Screenplay
YOUR SCRIPT IS MORE LIKELY TO BE PRODUCED if it requires
- fewer than three actors.
- fewer than three locations.
- few specialized period or historical costumes or props.
- minimal visual effects.
- no specific copyrighted properties (e.g., a girl thinks of her boyfriend every time she hears a Beatles song)
OTHER CONSIDERATIONS
- Can you identify potential audiences, competitions, and venues for screening? What are hot topics trending among FilmFreeway festivals?
- Student schedules make it difficult to coordinate crew calendars. Running times under ten minutes better accommodate their available time.
- See your story through the eyes of technique. Have you written a scene that will be especially difficult to light (nighttime exteriors?)? What are the challenges of recording audio in the scenes you’ve written (on the beach? near the highway?)?
- Hold loosely to your story. Chances are that someone other than yourself will be directing. Actors who don’t look as you imagine will deliver lines in ways you haven’t intended.
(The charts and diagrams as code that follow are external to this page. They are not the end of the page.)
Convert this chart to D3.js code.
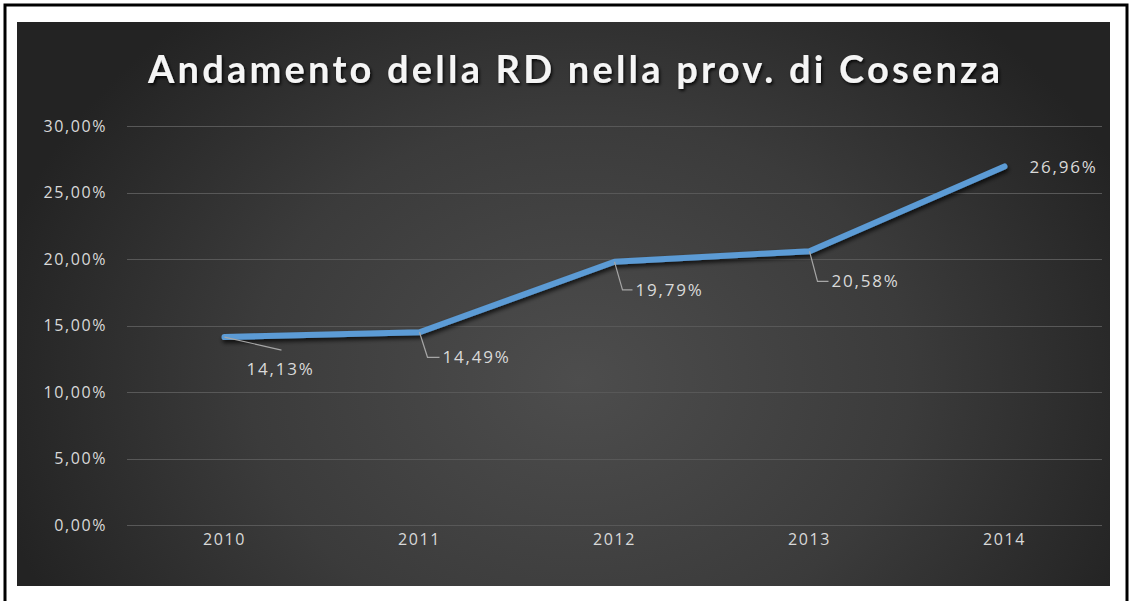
<!DOCTYPE html>
<html>
<head>
<meta charset="utf-8">
<script src="https://cdn.jsdelivr.net/npm/d3@7"></script>
<style>
  html, body { margin: 0; padding: 0; background: #ffffff; }
  svg { display: block; }
</style>
</head>
<body>
<svg id="chart" width="1132" height="601"></svg>
<script>
// Raccolta differenziata, provincia di Cosenza
const years = ["2010", "2011", "2012", "2013", "2014"];
const rdValues = [14.13, 14.49, 19.79, 20.58, 26.96];
const yTicks = [0, 5, 10, 15, 20, 25, 30];
const titleText = "Andamento della RD nella prov. di Cosenza";

// label placement relative to each point: [dx, dy] of the label baseline, leader style
const labelPlacement = [
  { dx: 22, dy: 38, leader: "diag" },
  { dx: 23, dy: 31, leader: "elbow" },
  { dx: 21, dy: 34, leader: "elbow" },
  { dx: 22, dy: 36, leader: "elbow" },
  { dx: 25, dy: 7,  leader: "none" }
];

const fmtPct = v => v.toFixed(2).replace(".", ",") + "%";
const labelFont = "'Open Sans', 'DejaVu Sans', sans-serif";

const svg = d3.select("#chart");

const defs = svg.append("defs");
const grad = defs.append("radialGradient")
  .attr("id", "bg")
  .attr("gradientUnits", "userSpaceOnUse")
  .attr("cx", 580).attr("cy", 380).attr("r", 600)
  .attr("gradientTransform", "translate(580,380) scale(1,0.8) translate(-580,-380)");
grad.append("stop").attr("offset", "0%").attr("stop-color", "#4d4d4d");
grad.append("stop").attr("offset", "55%").attr("stop-color", "#3b3b3b");
grad.append("stop").attr("offset", "100%").attr("stop-color", "#232323");

const shadow = defs.append("filter").attr("id", "lineShadow")
  .attr("x", "-10%").attr("y", "-20%").attr("width", "120%").attr("height", "140%");
shadow.append("feDropShadow")
  .attr("dx", 1).attr("dy", 3).attr("stdDeviation", 2.2)
  .attr("flood-color", "#000000").attr("flood-opacity", 0.75);

const titleShadow = defs.append("filter").attr("id", "titleShadow")
  .attr("x", "-5%").attr("y", "-30%").attr("width", "110%").attr("height", "160%");
titleShadow.append("feDropShadow")
  .attr("dx", 1.5).attr("dy", 2).attr("stdDeviation", 1.5)
  .attr("flood-color", "#000000").attr("flood-opacity", 0.85);

// outer frame (open at the bottom edge of the page)
svg.append("rect")
  .attr("x", 5).attr("y", 5).attr("width", 1122).attr("height", 610)
  .attr("fill", "#ffffff").attr("stroke", "#000000").attr("stroke-width", 3);

// chart area
svg.append("rect")
  .attr("x", 17).attr("y", 22).attr("width", 1093).attr("height", 564)
  .attr("fill", "url(#bg)");

const plot = { left: 127, right: 1102, top: 126, bottom: 525 };

const x = d3.scaleBand().domain(years).range([plot.left, plot.right]).padding(0);
const xc = d => x(d) + x.bandwidth() / 2;
const y = d3.scaleLinear().domain([0, 30]).range([plot.bottom, plot.top]);

// gridlines
svg.append("g")
  .selectAll("line")
  .data(yTicks)
  .join("line")
  .attr("x1", plot.left).attr("x2", plot.right)
  .attr("y1", d => Math.round(y(d)) + 0.5).attr("y2", d => Math.round(y(d)) + 0.5)
  .attr("stroke", "#585858").attr("stroke-width", 1);

const styleAxisText = g => g.selectAll("text")
  .attr("fill", "#d9d9d9")
  .style("font-family", labelFont)
  .style("font-size", "16px")
  .style("letter-spacing", "1.6px");

// y axis labels
const yAxis = d3.axisLeft(y).tickValues(yTicks).tickSize(0).tickPadding(0)
  .tickFormat(d => fmtPct(d));
svg.append("g")
  .attr("transform", `translate(${plot.left - 20},0)`)
  .call(yAxis)
  .call(g => g.select(".domain").remove())
  .call(styleAxisText);

// x axis labels
const xAxis = d3.axisBottom(x).tickSize(0).tickPadding(0);
svg.append("g")
  .attr("transform", `translate(0,${plot.bottom + 9})`)
  .call(xAxis)
  .call(g => g.select(".domain").remove())
  .call(styleAxisText);

// title
svg.append("text")
  .attr("x", 574).attr("y", 83)
  .attr("text-anchor", "middle")
  .attr("fill", "#f5f5f5")
  .attr("filter", "url(#titleShadow)")
  .style("font-family", "Lato, 'Open Sans', sans-serif")
  .style("font-weight", "700")
  .style("font-size", "38px")
  .attr("textLength", 852)
  .attr("lengthAdjust", "spacing")
  .text(titleText);

// series line
const line = d3.line().x((d, i) => xc(years[i])).y(d => y(d));
svg.append("path")
  .datum(rdValues)
  .attr("d", line)
  .attr("fill", "none")
  .attr("stroke", "#5b9bd5")
  .attr("stroke-width", 6)
  .attr("stroke-linecap", "round")
  .attr("stroke-linejoin", "round")
  .attr("filter", "url(#lineShadow)");

// data labels with leader lines
const labels = svg.append("g");
rdValues.forEach((v, i) => {
  const px = xc(years[i]), py = y(v);
  const p = labelPlacement[i];
  const lx = px + p.dx, ly = py + p.dy;
  if (p.leader === "elbow") {
    labels.append("path")
      .attr("d", `M${px},${py} L${px + 8},${ly - 6} L${lx - 3},${ly - 6}`)
      .attr("fill", "none").attr("stroke", "#a6a6a6").attr("stroke-width", 1.2);
  } else if (p.leader === "diag") {
    labels.append("path")
      .attr("d", `M${px},${py} L${px + 57},${py + 13}`)
      .attr("fill", "none").attr("stroke", "#a6a6a6").attr("stroke-width", 1.2);
  }
  labels.append("text")
    .attr("x", lx).attr("y", ly)
    .attr("fill", "#d9d9d9")
    .style("font-family", labelFont)
    .style("font-size", "17px")
    .style("letter-spacing", "1.8px")
    .text(fmtPct(v));
});
</script>
</body>
</html>
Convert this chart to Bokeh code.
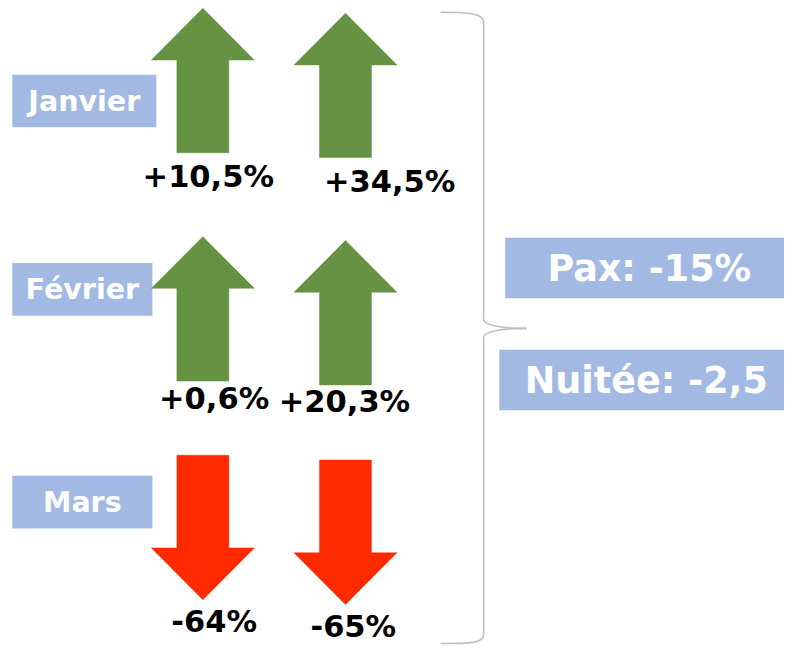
from bokeh.plotting import figure
from bokeh.models import Range1d, ColumnDataSource
from bokeh.core.properties import value
from bokeh.embed import file_html
from bokeh.resources import INLINE

# ---- data ----
months = ["Janvier", "Février", "Mars"]
pax_change = [10.5, 0.6, -64]
nuitee_change = [34.5, 20.3, -65]
total_labels = ["Pax: -15%", "Nuitée: -2,5"]

# ---- layout (reference pixel space 800 x 662) ----
W, H = 784, 646
FONT = value("DejaVu Sans")
GREEN = "#659243"
RED = "#FF2A00"
BOXC = "#A2BAE3"

col_x = [206.5, 352.0]                  # arrow centre x per column
row_top = [[8, 13], [242, 246], [466, 471]]
arrow_len = 148
head_len = 53
head_hw = 52.5
shaft_hw = 26.5

label_pos = [[(212, 180), (397, 185)],
             [(218, 408), (351, 411)],
             [(218, 636), (360, 641)]]

box_rects = [(12, 159, 76, 130), (12, 155, 269, 323), (12, 155, 487, 541)]
box_text_y = [103, 296, 514]

total_boxes = [(515, 800, 243, 305), (509, 800, 358, 420)]
total_text = [(662, 275), (659, 389)]


def fmt(v):
    sign = "+" if v > 0 else "-"
    a = abs(v)
    if float(a).is_integer():
        s = f"{int(a)}"
    else:
        s = f"{a:.1f}".replace(".", ",")
    return f"{sign}{s}%"


p = figure(width=W, height=H, output_backend="svg", toolbar_location=None,
           x_range=Range1d(0, 800), y_range=Range1d(662, 0),
           min_border=0)
p.axis.visible = False
p.grid.visible = False
p.outline_line_color = None
p.background_fill_color = "white"

# month boxes
p.quad(left=[b[0] for b in box_rects], right=[b[1] for b in box_rects],
       top=[b[2] for b in box_rects], bottom=[b[3] for b in box_rects],
       fill_color=BOXC, line_color=None)
p.text(x=[(b[0] + b[1]) / 2 for b in box_rects], y=box_text_y, text=months,
       text_font=FONT, text_font_style="bold", text_font_size="28.5px",
       text_color="white", text_align="center", text_baseline="middle")

# arrows
xs, ys, colors = [], [], []
lx, ly, lt = [], [], []
for i in range(len(months)):
    for j, vals in enumerate([pax_change, nuitee_change]):
        v = vals[i]
        cx = col_x[j]
        top = row_top[i][j]
        bot = top + arrow_len
        if v >= 0:
            hb = top + head_len
            px = [cx, cx + head_hw, cx + shaft_hw, cx + shaft_hw, cx - shaft_hw, cx - shaft_hw, cx - head_hw]
            py = [top, hb, hb, bot, bot, hb, hb]
            colors.append(GREEN)
        else:
            hb = bot - head_len
            px = [cx - shaft_hw, cx + shaft_hw, cx + shaft_hw, cx + head_hw, cx, cx - head_hw, cx - shaft_hw]
            py = [top, top, hb, hb, bot, hb, hb]
            colors.append(RED)
        xs.append(px)
        ys.append(py)
        lx.append(label_pos[i][j][0])
        ly.append(label_pos[i][j][1])
        lt.append(fmt(v))

src = ColumnDataSource(dict(xs=xs, ys=ys, c=colors))
p.patches("xs", "ys", source=src, fill_color="c", line_color="c", line_width=0.5)
p.text(x=lx, y=ly, text=lt, text_font=FONT, text_font_style="bold",
       text_font_size="30.5px", text_color="black", text_align="center",
       text_baseline="middle")

# brace
BR = "#BFBFBF"
bx, tipx = 493, 537
p.bezier(x0=[449, bx, tipx, bx], y0=[12, 327, 336, 650],
         x1=[bx, tipx, bx, 449], y1=[22, 336, 345, 659],
         cx0=[481, bx, 518, bx], cy0=[12, 334, 336, 658],
         cx1=[bx, 518, bx, 481], cy1=[14, 336, 338, 659],
         line_color=BR, line_width=1.6)
p.segment(x0=[bx, bx], y0=[22, 345], x1=[bx, bx], y1=[327, 650],
          line_color=BR, line_width=1.6)

# totals
p.quad(left=[b[0] for b in total_boxes], right=[b[1] for b in total_boxes],
       top=[b[2] for b in total_boxes], bottom=[b[3] for b in total_boxes],
       fill_color=BOXC, line_color=None)
p.text(x=[t[0] for t in total_text], y=[t[1] for t in total_text], text=total_labels,
       text_font=FONT, text_font_style="bold", text_font_size="36.5px",
       text_color="white", text_align="center", text_baseline="middle")

open("out.html", "w").write(file_html(p, INLINE))
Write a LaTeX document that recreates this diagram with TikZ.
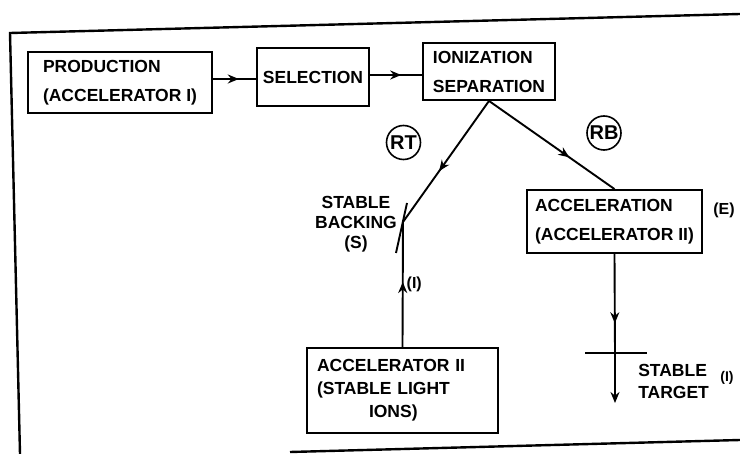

- It’s possible your script may be produced in a different semester or year by students you haven’t even met. It should be written such that it doesn’t require your explanation in person.
WRITING TECHNIQUE
- Writing the scene’s most emotionally intense moment first tends to reduce unnecessary exposition. As a matter of dramatic shape, that moment should probably be 1/2 to 2/3 the way through the story.
- Improve your ear for natural-sounding dialogue by regularly transcribing overheard conversations.